While the Budget supported battery manufacturing and rare-earths, direct GST reforms and demand-side EV incentives were notably absent.
However, the industry reaction seemed positive. Jaideep Wadhwa, Director at Sterling Tools Limited, noted, “The proposal to create Rare Earth Corridors is the missing link for India’s EV sovereignty, directly addressing long-standing dependence on imported NdFeB magnets. By de-risking the value chain from mining to advanced manufacturing and backing strategic and frontier sectors, Budget 2026 lays the foundation for true Atmanirbharta in electric mobility.”

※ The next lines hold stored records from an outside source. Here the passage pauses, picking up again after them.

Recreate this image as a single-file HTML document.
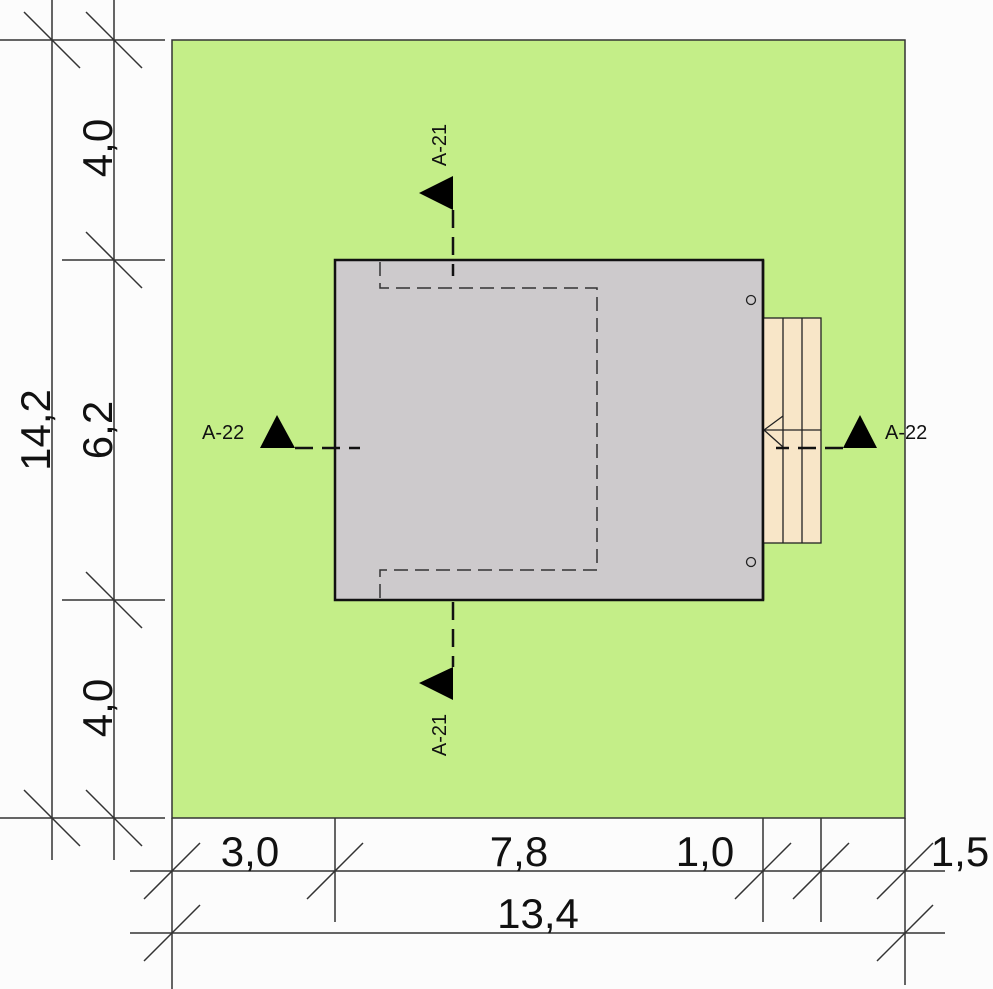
<!DOCTYPE html>
<html><head><style>html,body{margin:0;padding:0;background:#fcfcfc;}svg{display:block}</style></head><body>
<svg width="993" height="989" viewBox="0 0 993 989" xmlns="http://www.w3.org/2000/svg" font-family="Liberation Sans, sans-serif">
<rect x="0" y="0" width="993" height="989" fill="#fcfcfc"/>
<rect x="172" y="40" width="733" height="778" fill="#c4ee88" stroke="#333" stroke-width="1.5"/>
<rect x="335" y="260" width="428" height="340" fill="#cdcacc" stroke="#111" stroke-width="2.5"/>
<rect x="763" y="318" width="58" height="225" fill="#f8e6c8" stroke="#222" stroke-width="1.3"/>
<g stroke="#222" stroke-width="1.3" fill="none">
<line x1="783" y1="318" x2="783" y2="543"/><line x1="802" y1="318" x2="802" y2="543"/>
<line x1="763" y1="430" x2="821" y2="430"/>
<polyline points="783,416 764,430 783,447"/>
<circle cx="751" cy="300" r="4.5"/><circle cx="751" cy="562" r="4.5"/>
</g>
<line x1="763" y1="260" x2="763" y2="600" stroke="#111" stroke-width="2.5"/>
<polyline points="380,262 380,288 597,288 597,570 380,570 380,598" fill="none" stroke="#333" stroke-width="1.5" stroke-dasharray="14,7"/>
<g stroke="#111" stroke-width="2.5" fill="none" stroke-dasharray="18,9">
<line x1="453" y1="210" x2="453" y2="276"/>
<line x1="453" y1="602" x2="453" y2="667"/>
<line x1="295" y1="448" x2="360" y2="448"/>
<line x1="843" y1="448" x2="776" y2="448"/>
</g>
<g fill="#000">
<polygon points="453,176 453,210 419,193"/>
<polygon points="453,667 453,700 419,683"/>
<polygon points="260,448 295,448 277,415"/>
<polygon points="843,448 877,448 860,415"/>
</g>
<g font-size="20" fill="#111">
<text transform="translate(446,145) rotate(-90)" text-anchor="middle">A-21</text>
<text transform="translate(446,735) rotate(-90)" text-anchor="middle">A-21</text>
<text x="202" y="439">A-22</text>
<text x="885" y="439">A-22</text>
</g>
<g stroke="#333" stroke-width="1.5" fill="none">
<line x1="52" y1="0" x2="52" y2="860"/><line x1="114" y1="0" x2="114" y2="860"/>
<line x1="0" y1="40" x2="165" y2="40"/>
<line x1="62" y1="260" x2="165" y2="260"/>
<line x1="62" y1="600" x2="165" y2="600"/>
<line x1="0" y1="818" x2="165" y2="818"/>
<line x1="24" y1="12" x2="80" y2="68"/><line x1="86" y1="12" x2="142" y2="68"/>
<line x1="86" y1="232" x2="142" y2="288"/>
<line x1="86" y1="572" x2="142" y2="628"/>
<line x1="24" y1="790" x2="80" y2="846"/><line x1="86" y1="790" x2="142" y2="846"/>
<line x1="130" y1="871" x2="945" y2="871"/><line x1="130" y1="933" x2="945" y2="933"/>
<line x1="172" y1="818" x2="172" y2="989"/>
<line x1="335" y1="818" x2="335" y2="922"/>
<line x1="763" y1="818" x2="763" y2="922"/>
<line x1="821" y1="818" x2="821" y2="922"/>
<line x1="905" y1="818" x2="905" y2="985"/>
<line x1="144" y1="899" x2="200" y2="843"/><line x1="307" y1="899" x2="363" y2="843"/>
<line x1="735" y1="899" x2="791" y2="843"/><line x1="793" y1="899" x2="849" y2="843"/>
<line x1="877" y1="899" x2="933" y2="843"/>
<line x1="144" y1="961" x2="200" y2="905"/><line x1="877" y1="961" x2="933" y2="905"/>
</g>
<g font-size="42" fill="#111" text-anchor="middle">
<text transform="translate(112,148) rotate(-90)">4,0</text>
<text transform="translate(112,430) rotate(-90)">6,2</text>
<text transform="translate(50,430) rotate(-90)">14,2</text>
<text transform="translate(112,708) rotate(-90)">4,0</text>
<text x="250" y="866">3,0</text>
<text x="519" y="866">7,8</text>
<text x="705" y="866">1,0</text>
<text x="960" y="866">1,5</text>
<text x="538" y="928">13,4</text>
</g>
</svg>
</body></html>
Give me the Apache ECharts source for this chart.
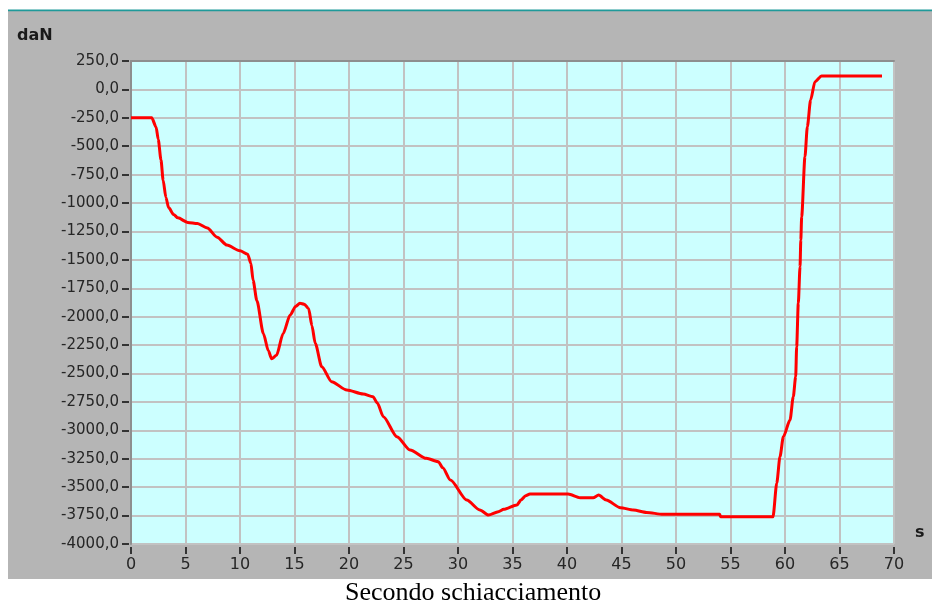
<!DOCTYPE html>
<html>
<head>
<meta charset="utf-8">
<script src="https://cdn.jsdelivr.net/npm/echarts@6/dist/echarts.min.js"></script>
<style>
html,body{margin:0;padding:0;background:#ffffff;}
#chart{width:932px;height:607px;}
</style>
</head>
<body>
<div id="chart"></div>
<script>
// Time (s)
var times = [0, 1.9, 2.3, 2.5, 2.75, 2.95, 3.2, 3.45, 3.9, 4.3, 5.2, 6.1, 7.0, 7.9, 8.8, 10.0, 10.7, 11.0, 11.2, 11.55,
  12.15, 12.6, 12.9, 13.35, 13.95, 14.6, 15.1, 15.5, 15.9, 16.3, 16.6, 16.9, 17.5, 18.4, 19.8, 21.3, 22.2, 22.6, 23.15, 24.4,
  25.6, 27.1, 28.2, 28.6, 29.3, 30.8, 32.0, 32.8, 33.7, 34.2, 35.4, 35.8, 36.2, 36.6, 40.1, 41.2, 42.4, 42.9, 43.6, 44.9,
  46.1, 47.3, 48.8, 54.0, 54.1, 58.9, 59.24, 59.54, 59.85, 60.46, 60.76, 60.98, 61.07, 61.22, 61.38, 61.45, 61.53, 61.83, 62.05, 62.35,
  62.75, 63.36, 68.9];
// Force (daN)
var forces = [-250, -250, -330, -440, -620, -800, -950, -1040, -1100, -1130, -1170, -1180, -1220, -1300, -1370, -1420, -1450, -1530, -1680, -1860,
  -2150, -2300, -2370, -2340, -2150, -1985, -1910, -1882, -1890, -1930, -2080, -2234, -2440, -2572, -2645, -2680, -2704, -2760, -2880, -3056,
  -3173, -3246, -3276, -3330, -3437, -3613, -3700, -3745, -3716, -3695, -3657, -3610, -3575, -3560, -3560, -3593, -3593, -3569, -3613, -3681,
  -3701, -3722, -3739, -3739, -3760, -3760, -3466, -3232, -3056, -2909, -2704, -2528, -2264, -1882, -1560, -1325, -1120, -592, -328, -93,
  68, 118, 118];

var yAxisUnit = 'daN';
var xAxisUnit = 's';
var caption = 'Secondo schiacciamento';

var pairs = times.map(function (t, i) { return [t, forces[i]]; });

var chart = echarts.init(document.getElementById('chart'), null, { renderer: 'canvas' });
chart.setOption({
  animation: false,
  backgroundColor: '#ffffff',
  graphic: [
    { type: 'rect', z: -10, shape: { x: 8, y: 10, width: 924, height: 569 }, style: { fill: '#b5b5b5' } },
    { type: 'rect', z: -9, shape: { x: 8, y: 9.5, width: 924, height: 1.8 }, style: { fill: '#1f9a9a' } },
    { type: 'text', left: 17, top: 28, style: { text: yAxisUnit, font: 'bold 16px "DejaVu Sans"', fill: '#1a1a1a' } },
    { type: 'text', left: 915, top: 525, style: { text: xAxisUnit, font: 'bold 16px "DejaVu Sans"', fill: '#1a1a1a' } },
    { type: 'text', left: 345, top: 580, style: { text: caption, font: '26px "Liberation Serif"', fill: '#000000' } }
  ],
  grid: {
    left: 131, top: 61, right: 38, bottom: 63,
    show: true, backgroundColor: '#ccffff', borderWidth: 0
  },
  xAxis: [{
    type: 'value', min: 0, max: 70, interval: 5, position: 'bottom', offset: 3,
    axisLine: { show: false, onZero: false },
    axisTick: { show: true, length: 7, lineStyle: { color: '#333333', width: 2 } },
    axisLabel: { margin: 10, fontFamily: 'DejaVu Sans', fontSize: 16, color: '#262626' },
    splitLine: { show: true, lineStyle: { color: '#c2c2c2', width: 2 } }
  }, {
    type: 'value', min: 0, max: 70, interval: 5, position: 'top',
    axisLine: { show: true, onZero: false, lineStyle: { color: '#8e8e8e', width: 2 } },
    axisTick: { show: false }, axisLabel: { show: false }, splitLine: { show: false }
  }],
  yAxis: [{
    type: 'value', min: -4000, max: 250, interval: 250, position: 'left', offset: 2,
    axisLine: { show: false, onZero: false },
    axisTick: { show: true, length: 7, lineStyle: { color: '#333333', width: 2 } },
    axisLabel: {
      margin: 10, fontFamily: 'DejaVu Sans', fontSize: 15, color: '#262626',
      formatter: function (v) { return v.toFixed(1).replace('.', ','); }
    },
    splitLine: { show: true, lineStyle: { color: '#c2c2c2', width: 2 } }
  }, {
    type: 'value', min: -4000, max: 250, interval: 250, position: 'left',
    axisLine: { show: true, onZero: false, lineStyle: { color: '#8e8e8e', width: 2 } },
    axisTick: { show: false }, axisLabel: { show: false }, splitLine: { show: false }
  }],
  series: [{
    type: 'line',
    data: pairs,
    showSymbol: false,
    symbol: 'none',
    smooth: 0.25,
    smoothMonotone: 'x',
    lineStyle: { color: '#ff0000', width: 3 },
    z: 5
  }]
});
</script>
</body>
</html>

Television and consumer electronics
Ahead of the Budget, Arjun Bajaj of Videotex had called for a dedicated PLI scheme for television manufacturing, temporary duty relief for critical components, and export-focused incentives. While the Budget did not announce a TV-specific PLI, its broader push on components, semiconductors, and capital goods may offer indirect benefits to the sector.
Budget overview
At a macro level, the Budget continued to prioritise public investment while maintaining fiscal discipline. Capital expenditure for FY26 was placed at ₹11.2 trillion, with FY27 capex proposed at ₹12.2 trillion.
The fiscal deficit was revised to 4.4% of GDP for FY26 and budgeted at 4.3% for FY27, with the government confirming it has met its FY22 commitment to bring the deficit below 4.5% by FY26.
The Budget is anchored on nominal GDP growth assumptions of 10.5–11%. For FY27, non-debt receipts are estimated at ₹36.5 trillion.
Final thoughts
Overall, Union Budget 2026-27 signals a clear intent to move India’s electronics industry up the value chain. As the Lok Sabha got adjourned at noon after the Budget, only time will tell how successfully these measures are implemented and whether they will effectively drive the growth of India’s electronics sector.
However, gaps remain in GST rationalisation, targeted EV demand incentives, and sector-specific PLIs. For an industry seeking depth, stability, and predictability, this Budget appears to leave room for sharper execution and course correction going forward.